Na quinta-feira (17/2), o juiz Omar Dantas Lima, da 3ª Vara Criminal de Brasília, recebeu a acusação. A defesa do advogado terá 10 dias para se pronunciar.
Fraude processual
Ao Correio Braziliense, Wassef negou as acusações, afirmou que houve "fraude processual" e disse tratar-se de caso de "denunciação caluniosa". "Jamais proferi ofensa a quem quer que seja. Isso não existe. Querem que o falso depoimento seja transformado em um escândalo para me destruir. Sou vítima de denunciação caluniosa. A polícia nunca me ouviu. Ignorou três petições em que pedi para ser ouvido, para mostrar que sou vítima de crime. Em vez de oferecer denúncia, devolveram o inquérito. A polícia não fez nada e engavetou meu inquérito. Houve, ainda, troca de promotora, que ofereceu denúncia sem existir nada nos autos", afirmou.

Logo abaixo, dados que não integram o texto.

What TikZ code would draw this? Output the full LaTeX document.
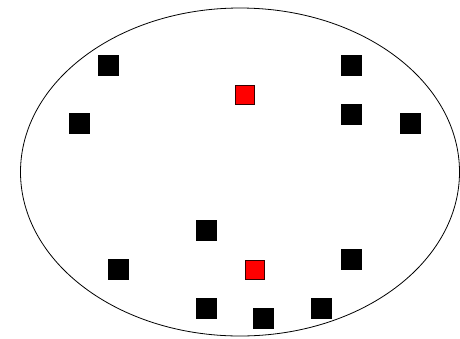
\documentclass[tikz,border=0pt]{standalone}
\begin{document}
\begin{tikzpicture}[
        x=1pt, y=-1pt,
        dot/.style={rectangle, fill=black, minimum size=21pt, inner sep=0pt},
        hub/.style={rectangle, draw=black!80!red, fill=red, line width=0.8pt, minimum size=19pt, inner sep=0pt}
    ]
        \useasboundingbox (0,0) rectangle (460,338);
        \draw[line width=0.8pt] (240,172) ellipse [x radius=219.5, y radius=164];
        \foreach \name/\px/\py in {a/108.5/65, b/79/123, c/351.5/65, d/351.5/114, e/410/123,
                                   f/206/230, g/118/269.5, h/351.5/259, i/206/308, j/263.5/318, k/321.5/308} {
            \node[dot] (\name) at (\px,\py) {};
        }
        \node[hub] (top) at (244.5,94.5) {};
        \node[hub] (bottom) at (254.5,270) {};
    \end{tikzpicture}
\end{document}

O réu completou: "O objetivo é fazer a denúncia para vazar para a imprensa e massacrar a imagem de Frederick Wassef. A denúncia foi oferecida ontem (quarta-feira), recebida hoje (quinta-feira) no fim da tarde. Existe ocorrência em que denuncio crime de denunciação caluniosa. A menina não é negra. A promotora Mariana (Silva Nunes) simplesmente passou por cima do próprio MP e ofereceu a denúncia".
Consultada pela reportagem, o advogado do acusado, Cleber Lopes, também se posicionou. "A defesa de Frederick Wassef está perplexa com a denúncia oferecida pelo Ministério Público, pois havia diligências pendentes no inquérito, que eram, como de fato são, absolutamente relevantes para o esclarecimento da verdade, as quais mostrariam sua inocência (do réu). Isso viola a garantia constitucional de defesa, pois o inquérito não pode ser apenas um instrumento que busque incriminar alguém. Iremos aos tribunais para resgatar a Constituição", enfatizou, em nota.